Он недобро оскалился.
– Ты имеешь в виду, сумасшедший ли я?
– Это куда резче, чем я хотел выразиться.
– То схлынет, то усилится, – сказал он. – Накатит и уйдет снова. В данный момент я – почти я… почти, предупреждаю. Потрясен твоим визитом, наверное… Разум мой сломан. Это ты знаешь. Но иначе и быть не может. И это ты тоже знаешь.
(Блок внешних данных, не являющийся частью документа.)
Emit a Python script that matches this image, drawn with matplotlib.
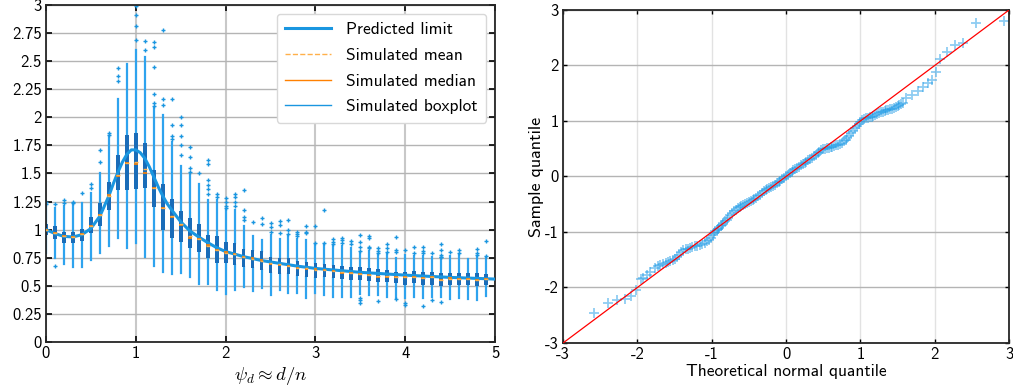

– Полагаю, что знаю, – промолвил я. – Почему бы тебе снова не рассказать мне обо всем, с самого начала? Ты выговоришься, может быть, полегчает; а я, может быть, замечу то, что упустил. Расскажи мне всю историю.
Еще один смешок.
– Как пожелаешь. Которую из историй ты хотел бы услышать? Как я бежал из Хаоса на этот нежданный островок в море ночи? Как медитировал над бездной? Как открыл Образ в самоцвете, что висел на шее Единорога? Как воссоздавал узор молнией, кровью и лирой, пока наши отцы бушевали в гневе, бессильные, ибо слишком поздно явились они, чтобы призвать меня обратно, ведь поэма огня уже торила первую тропу в моем разуме, заражая меня желанием творить? Слишком поздно! Слишком поздно… Одержимый отвращением, порожденным болезнью, когда они уже не могли помочь, ибо то было не в их власти, я планировал и строил, узник своего нового «я». Эту историю ты хотел услышать? Или мне лучше поведать тебе об исцелении?
У меня голова шла кругом от намеков, которые Дворкин щедро швырял пригоршнями. Я не знал, понимать ли его слова буквально, или метафорически, или это просто какой-то параноидальный бред, но то, что я хотел услышать, то, что мне нужно услышать, было ближе ко дню сегодняшнему. Так что, разглядывая вещавшую древним голосом тень самого себя, я проговорил:
– Поведай мне об исцелении.
Он соединил кончики пальцев и заговорил сквозь них.
– Аз есмь Образ, – сказал он, – в самом что ни на есть прямом смысле. Когда он прошел сквозь мой разум, чтобы обрести нынешнюю форму свою, основу Амбера – он отметил меня точно так же, как я отметил его. И однажды я осознал, что я – одновременно и Образ, и я сам, как он вынужден был стать Дворкином в процессе обретения себя самого. Мы изменялись вместе, он и я, при рождении этого места и этого времени, и в этом заключена и слабость наша, и сила. Ибо я понял, что нанесенный Образу вред ранит и меня, а вред, нанесенный мне, точно так же отобразится на Образе. Однако же по-настоящему ранить меня невозможно, ведь Образ защищает меня, а кто, кроме меня, способен нанести вред Образу? Прекрасная замкнутая система, так мне тогда казалось, слабость ее полностью закрыта щитом ее силы.
Дворкин умолк. Я слушал, как гудит в очаге пламя. Что слушал он, не знаю.